Dans quels cas et pourquoi fait-on l’amour sans sentiments ?

Le sexe sans amour est parfois lié au simple besoin que la chair exulte, et, dans ces cas-là, quand l’occasion se présente, que l’on est au clair avec soi-même et que l’on en a envie, il ne faut pas se priver.

Toutefois, selon notre expert : « la plupart du temps, ce comportement est une tentative de compensation d’un mal-être sexuel et/ou relationnel dans le couple, ou lors de phases de célibat. Il s’inscrit dans des processus de réassurance narcissique ou de recherche de partenaires multiples ». Voici les différents cas de figure que l’on peut rencontrer dans la pratique clinique en cabinet de psychologie et de sexologie :

  • Comme transition suite à une rupture amoureuse douloureuse chez une personne qui ne veut ou ne peut pas s’engager dans une relation de couple ;
  • Comme une tentative de répondre à un dysfonctionnement du couple ou frustration sexuelle récurrente par un(e) amant(e) ;
  • Comme modalité de rencontres éphémères pour des célibataires souhaitant uniquement des rapports sexuels sans notion de couple ni engagement ;
  • Comme procédé de réassurance afin de colmater stress, anxiété pour des personnes présentant des problématiques psychiques, affectives, narcissiques, sexuelles ;
  • Comme activité physique sexuelle récréative ponctuelle équivalente à une activité de loisirs pour d’autres ;
  • Comme prolongement d’activités autoérotiques via un partenaire équivalent à un « toy sexuel » ;
  • Comme activité complémentaire ou pour recrutement de nouveaux partenaires pour des couples dits « ouverts, non exclusifs, libertaires, échangistes… » ;
  • Dans des formes d’addictions sexuelles déjà installées, comme suite d’une pornodépendance ;
  • Comme alternative ou complément au recours à la prostitution pour d’autres.

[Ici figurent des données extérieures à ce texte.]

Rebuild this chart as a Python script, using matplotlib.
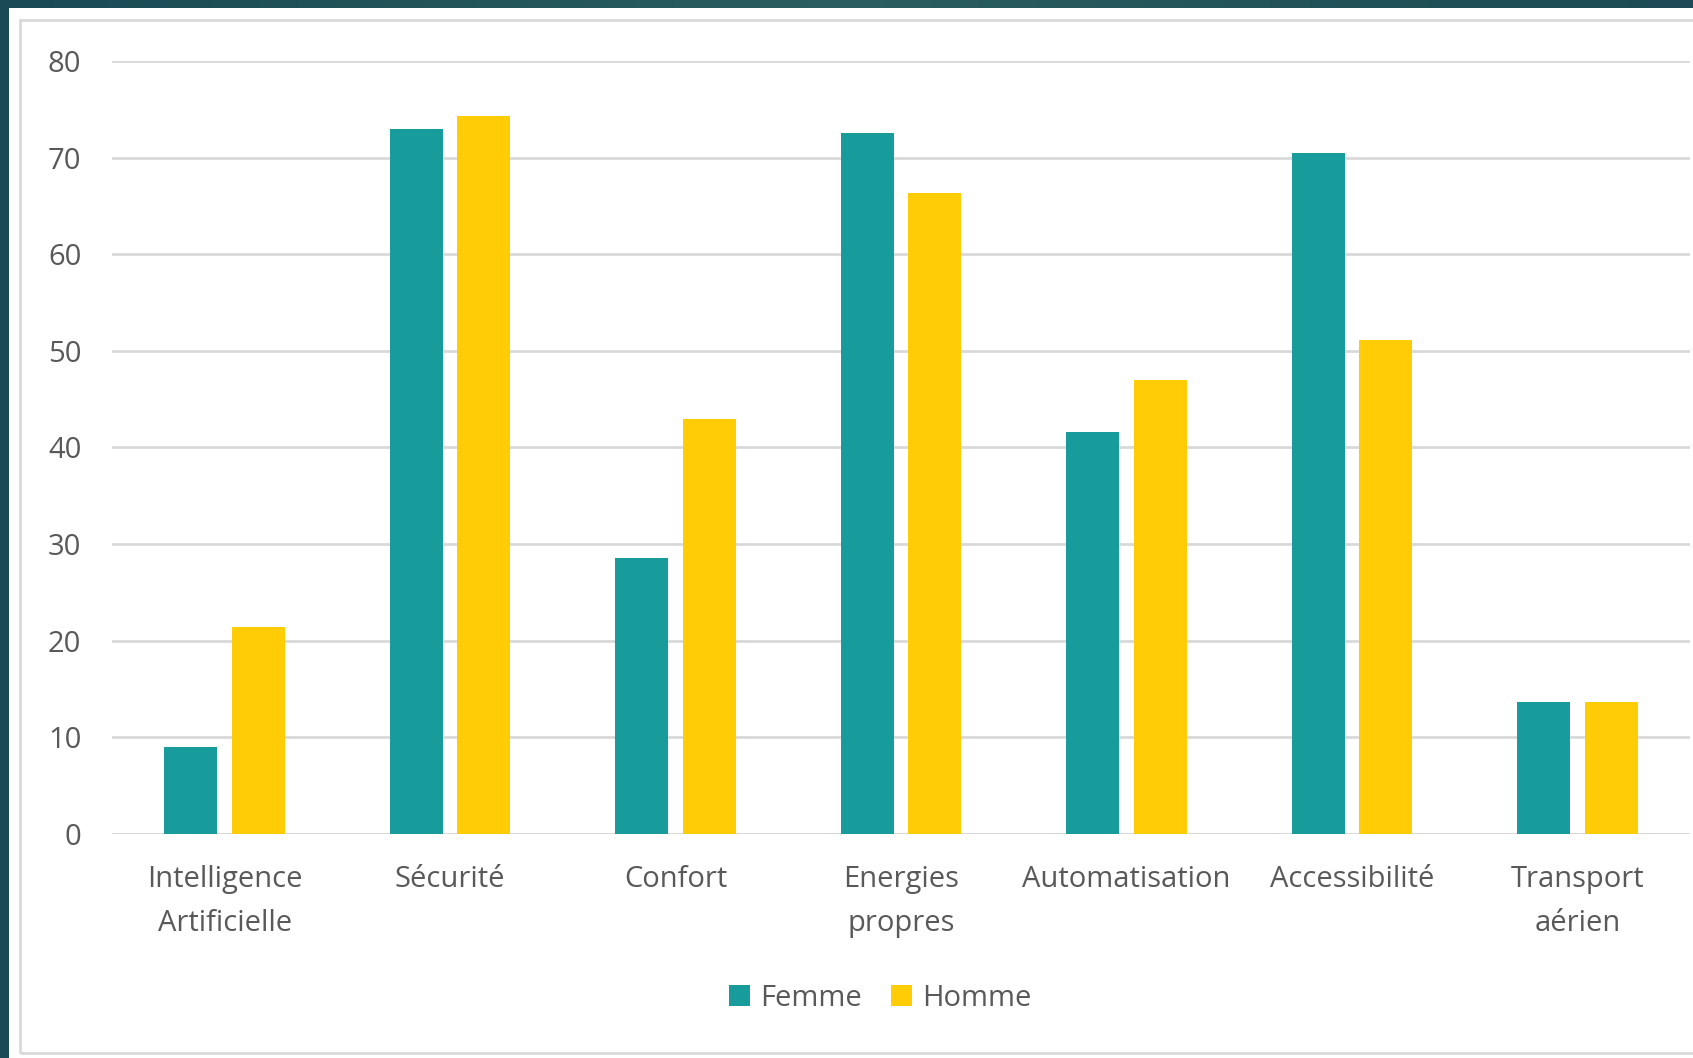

« Donc le sexe sans amour, pourquoi pas de façon provisoire, mais sûrement pas à moyen ou long terme », conclut Sébastien Garnero. Cette pratique peut parfois faire du bien, mais, souvent, elle ne répond pas à tous nos besoins d’êtres humains et atteste d’un manque ou d’une peur que l’on cherche à compenser. Il faut donc chercher à comprendre de quel manque ou peur il s’agit.